Pero ¿dónde radica la
relación de la cultura con el poder? La sociología nos enseña que
toda élite política genera un sistema de doble coerción: física y
psicológica, como medio de mantener el poder. La retroalimentación
entre ambas es esencial para el funcionamiento y el mantenimiento del
poder, en unas sociedades donde el propio poder es fluctuante y
cambiante. La coerción física es patente a través del empleo de la
fuerza como forma de represión, mientras que la coerción
psicológica se sirve de símbolos y de un lenguaje concreto como
medio de alcanzar la sumisión del resto de la comunidad. Si el
empleo de la fuerza física permite el control a corto plazo, a largo
plazo su mantenimiento se hace inviable, lo que supone la necesidad
de crear todo un corpus simbólico, que no es más que la proyección
de la hegemonía cultural de la élite, que permite adulterar,
manipular y transformar la identidad introduciendo en ella los
aspectos y las nuevas ideas que aseguren el control por parte de la
élite hegemónica.
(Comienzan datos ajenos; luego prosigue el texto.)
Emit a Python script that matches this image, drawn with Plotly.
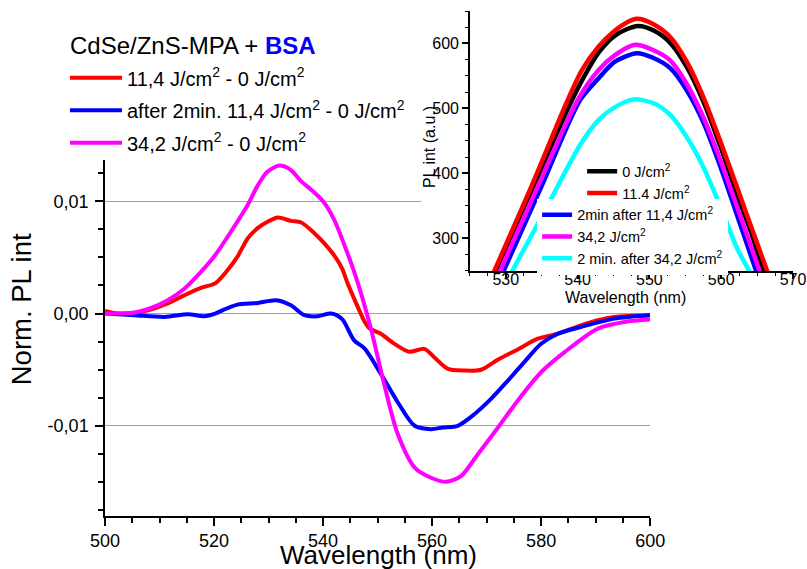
import plotly.graph_objects as go

# ---------------- main chart data (difference spectra, units of 1e-3) ----------------
red_wl = [500.0, 502.3, 505.4, 508.4, 511.5, 514.6, 517.6, 520.2, 522.5, 524.3, 526.2, 528.0, 529.9, 531.7,
          534.1, 536.0, 538.4, 540.2, 542.3, 543.5, 544.5, 546.0, 547.6, 548.5, 550.6, 553.1, 555.8, 558.6,
          560.4, 562.8, 565.9, 569.0, 572.1, 575.7, 579.4, 583.1, 587.3, 590.4, 593.4, 596.5, 600.0]
red_val = [0.23, 0.0, 0.05, 0.36, 0.90, 1.64, 2.29, 2.69, 3.88, 5.07, 6.71, 7.61, 8.20, 8.56,
           8.26, 8.11, 7.16, 6.27, 5.0, 4.0, 2.7, 1.0, -0.7, -1.3, -1.8, -2.7, -3.4, -3.15,
           -3.9, -4.9, -5.08, -5.01, -4.1, -3.2, -2.24, -1.79, -1.05, -0.6, -0.3, -0.2, -0.15]

blue_wl = [500.0, 505.4, 510.9, 515.2, 518.2, 520.2, 522.3, 524.3, 528.0, 531.4, 534.1, 536.6, 539.0, 541.5,
           543.5, 545.7, 547.6, 550.6, 553.7, 556.8, 559.8, 562.0, 564.7, 567.8, 570.8, 573.9, 576.9, 580.0,
           583.1, 587.3, 593.4, 600.0]
blue_val = [0.0, -0.15, -0.3, -0.06, -0.24, 0.0, 0.45, 0.8, 0.95, 1.19, 0.74, -0.15, -0.24, 0.0,
            -0.5, -2.39, -3.1, -5.37, -7.9, -10.0, -10.3, -10.15, -10.0, -8.95, -7.61, -5.97, -4.33, -2.69,
            -1.79, -1.2, -0.45, -0.15]

mag_wl = [500.0, 505.4, 508.2, 511.5, 514.6, 517.6, 520.2, 523.7, 526.2, 528.0, 529.7, 532.0, 534.0, 536.0,
          537.8, 540.0, 542.0, 544.0, 546.4, 548.8, 551.2, 553.7, 556.8, 559.8, 562.6, 565.3, 568.4, 572.1,
          575.7, 580.0, 584.3, 590.4, 595.3, 600.0]
mag_val = [0.0, 0.1, 0.45, 1.19, 2.24, 3.72, 5.2, 7.75, 9.7, 11.4, 12.6, 13.19, 12.83, 11.78,
           11.04, 10.0, 8.4, 6.0, 2.69, -1.4, -6.27, -10.74, -13.73, -14.63, -14.99, -14.48, -12.53, -10.15,
           -7.76, -5.23, -3.44, -1.34, -0.75, -0.54]

main_names = ["11,4 J/cm<sup>2</sup> - 0 J/cm<sup>2</sup>",
              "after 2min. 11,4 J/cm<sup>2</sup> - 0 J/cm<sup>2</sup>",
              "34,2 J/cm<sup>2</sup> - 0 J/cm<sup>2</sup>"]

# ---------------- inset data (PL int, a.u.) ----------------
ins_black_wl = [527.6, 528.6, 533.9, 539.0, 541.0, 543.0, 545.3, 548.4, 550.6, 552.9, 555.2, 557.5, 559.9,
                562.2, 564.3, 565.8, 566.7]
ins_black_val = [225, 250, 381, 508, 551, 587, 613, 627, 620, 601, 564, 511, 441, 367, 305, 250, 224]

ins_red_wl = [527.4, 528.4, 533.6, 538.5, 540.6, 542.9, 545.2, 546.8, 548.25, 550.5, 552.9, 555.2, 557.5,
              559.9, 562.2, 564.5, 566.4, 567.3]
ins_red_val = [225, 250, 381, 510, 559, 595, 620, 632, 638, 630, 610, 572, 518, 449, 379, 308, 250, 223]

ins_blue_wl = [528.7, 529.7, 535.0, 540.35, 542.9, 545.2, 548.25, 550.5, 552.9, 555.2, 557.5, 559.9, 562.2,
               564.0, 564.87, 565.7]
ins_blue_val = [225, 250, 381, 513, 546, 572, 585, 578, 562, 528, 479, 410, 336, 278, 250, 225]

ins_mag_wl = [528.2, 529.2, 534.5, 540.0, 542.9, 545.2, 548.0, 550.5, 552.9, 555.2, 557.5, 559.9, 562.2,
              564.5, 565.34, 566.2]
ins_mag_val = [225, 250, 381, 513, 559, 582, 598, 590, 574, 538, 487, 420, 349, 277, 250, 225]

ins_cyan_wl = [529.7, 530.9, 535.6, 540.3, 542.9, 545.2, 547.8, 550.6, 552.9, 555.2, 557.5, 559.9, 562.2,
               563.9, 565.0]
ins_cyan_val = [225, 250, 346, 443, 482, 502, 514, 508, 490, 456, 410, 349, 285, 250, 225]

ins_names = ["0 J/cm<sup>2</sup>", "11,4 J/cm<sup>2</sup>", "2min after 11,4 J/cm<sup>2</sup>",
             "34,2 J/cm<sup>2</sup>", "2 min. after 34,2 J/cm<sup>2</sup>"]

main_ticks = [-0.01, 0.0, 0.01]
main_ticktext = ["-0,01", "0,00", "0,01"]

FONT = "Liberation Sans, Arial, sans-serif"
RED, BLUE, MAG, BLACK, CYAN = "#ff0000", "#0000ff", "#ff00ff", "#000000", "#00ffff"

fig = go.Figure()

# main traces
for i, (wl, val, col) in enumerate([(red_wl, red_val, RED), (blue_wl, blue_val, BLUE), (mag_wl, mag_val, MAG)]):
    fig.add_trace(go.Scatter(x=wl, y=[v * 1e-3 for v in val], mode="lines", name=main_names[i],
                             line=dict(color=col, width=4, shape="spline", smoothing=0.8),
                             xaxis="x", yaxis="y", legend="legend", legendgroup="g%d" % i,
                             hoverinfo="skip"))

# inset traces (legend2: white box with the last three, legend3: first two, drawn on top)
ins_data = [(ins_black_wl, ins_black_val, BLACK, "legend3"),
            (ins_red_wl, ins_red_val, RED, "legend3"),
            (ins_blue_wl, ins_blue_val, BLUE, "legend2"),
            (ins_mag_wl, ins_mag_val, MAG, "legend2"),
            (ins_cyan_wl, ins_cyan_val, CYAN, "legend2")]
for i, (wl, val, col, lg) in enumerate(ins_data):
    fig.add_trace(go.Scatter(x=wl, y=val, mode="lines", name=ins_names[i],
                             line=dict(color=col, width=4.5, shape="spline", smoothing=0.8),
                             xaxis="x2", yaxis="y2", legend=lg, hoverinfo="skip"))

W, H = 807, 569
ml, mr, mt, mb = 105, 14.2, 10.8, 53.3
pw, ph = W - ml - mr, H - mt - mb


def px2x(px):
    return (px - ml) / pw


def px2y(py):
    return (H - mb - py) / ph


axis_common = dict(showline=True, linecolor="black", linewidth=1.5, ticks="outside",
                   tickcolor="black", tickwidth=1.5, zeroline=False, mirror=False, automargin=False)

fig.update_layout(
    width=W, height=H, autosize=False,
    margin=dict(l=ml, r=mr, t=mt, b=mb, pad=0, autoexpand=False),
    paper_bgcolor="white", plot_bgcolor="white",
    font=dict(family=FONT, color="black"),
    xaxis=dict(domain=[0, px2x(650)], range=[500, 600], anchor="y",
               tickmode="array", tickvals=[500, 520, 540, 560, 580, 600],
               ticklen=8, showgrid=False, tickfont=dict(size=18),
               minor=dict(dtick=5, tick0=500, ticklen=5, ticks="outside", tickcolor="black", tickwidth=1.5),
               **axis_common),
    xaxis3=dict(overlaying="x", anchor="y", range=[500, 600], tickmode="array",
                tickvals=[520, 540, 560, 580], showgrid=True, gridcolor="#a0a0a0", gridwidth=1,
                showticklabels=False, ticks="", showline=False, zeroline=False, automargin=False),
    yaxis=dict(domain=[0, px2y(160)], range=[-0.018039, 0.013663], anchor="x",
               tickmode="array", tickvals=main_ticks, ticktext=main_ticktext,
               ticklen=8, showgrid=True, gridcolor="#a0a0a0", gridwidth=1,
               tickfont=dict(size=18), ticklabelstandoff=3,
               minor=dict(dtick=0.0025, tick0=0, ticklen=5, ticks="outside", tickcolor="black", tickwidth=1.5),
               **axis_common),
    xaxis2=dict(domain=[px2x(469.8), 1], range=[525, 570], anchor="y2",
                tickmode="array", tickvals=[530, 540, 550, 560, 570], ticklen=6,
                showgrid=False, tickfont=dict(size=16), ticklabelstandoff=-13,
                minor=dict(dtick=2.5, tick0=525, ticklen=3, ticks="outside", tickcolor="black", tickwidth=1.2),
                **axis_common),
    yaxis2=dict(domain=[px2y(270.7), 1], range=[250, 650], anchor="x2",
                tickmode="array", tickvals=[300, 400, 500, 600], ticklen=6,
                showgrid=False, tickfont=dict(size=16),
                minor=dict(dtick=25, tick0=250, ticklen=3, ticks="outside", tickcolor="black", tickwidth=1.2),
                **axis_common),
    legend=dict(x=px2x(65), y=px2y(58), xanchor="left", yanchor="top",
                bgcolor="rgba(0,0,0,0)", font=dict(size=20, family=FONT),
                itemwidth=52, tracegroupgap=3.5, traceorder="grouped"),
    legend2=dict(x=px2x(537), y=px2y(198.5), xanchor="left", yanchor="top",
                 bgcolor="white", font=dict(size=14.5, family=FONT), traceorder="normal"),
    legend3=dict(x=px2x(582), y=px2y(155), xanchor="left", yanchor="top",
                 bgcolor="rgba(0,0,0,0)", font=dict(size=14.5, family=FONT), traceorder="normal"),
    showlegend=True,
)

# white backdrop of the inset over the main grid
fig.add_shape(type="rect", xref="x", yref="y", x0=558.0, x1=605, y0=0.00047, y1=0.02,
              fillcolor="white", line=dict(width=0), layer="between")

annotations = [
    dict(text="CdSe/ZnS-MPA + <span style='color:#0000ff'><b>BSA</b></span>",
         x=px2x(68), y=px2y(45), xanchor="left", yanchor="middle", font=dict(size=24)),
    dict(text="Norm. PL int", textangle=-90, x=px2x(21), y=px2y(309),
         xanchor="center", yanchor="middle", font=dict(size=27.5)),
    dict(text="Wavelength (nm)", x=px2x(378), y=px2y(538), xanchor="center", yanchor="top",
         font=dict(size=26)),
    dict(text="PL int (a.u.)", textangle=-90, x=px2x(430), y=px2y(146.7),
         xanchor="center", yanchor="middle", font=dict(size=16)),
    dict(text="Wavelength (nm)", x=px2x(625), y=px2y(297), xanchor="center", yanchor="middle",
         font=dict(size=16)),
]
for a in annotations:
    a.update(xref="paper", yref="paper", showarrow=False)
    a["font"]["family"] = FONT
    a["font"]["color"] = "black"
    fig.add_annotation(**a)

fig.write_html("out.html")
En esta idea la cultura ocupa un lugar destacado,
en cuanto puede construir un imaginario colectivo lo suficientemente
potente como para adaptar y controlar al resto de la población. La
película aborda esta realidad a través de la representación de la
invasión nazi, donde la aniquilación de la identidad nacional,
protegida en el museo de el Louvre, se presenta como la acción más
eficaz para mantener el control de una Francia rendida pero no
derrotada.
No
es un film sobre el nazismo, ni siquiera sobre la Segunda Guerra
Mundial, es una película sobre la cultura y su influencia sobre la
sociedad, así lo transmite su autor a través de la ruptura del
espacio y el tiempo, haciendo avanzar al espectador en diferentes
niveles históricos: el pasado, el presente y el futuro,
llegando a interactuar
con los propios personajes. Poco
importa que el director sobresalga del muro que separa al narrador
omnisciente de los personajes, relatando cuales fueron sus fracasos y
errores, pues
sus
propias
biografías
no son
relevantes
para la narración.
El
futuro, con cierto pesimismo, es presentado como un tiempo de
incertidumbre, de peligro constante donde toda sociedad conocida es
destruible si el arca que alberga los símbolos del pasado es hundido
en un mar tempestuoso y embravecido. Fue Poseidón, quien enfurecido
contra Odiseo, lo condenó a un periplo de olvido, donde
perdió la noción
de
sí
mismo y
su identidad,
pero para Sokurov, no son los dioses omnipotentes del Olimpo quienes
pueden condenar al ser humano, sino que es su propia ignorancia la
que le puede llevar a hundirse en el mar del olvido.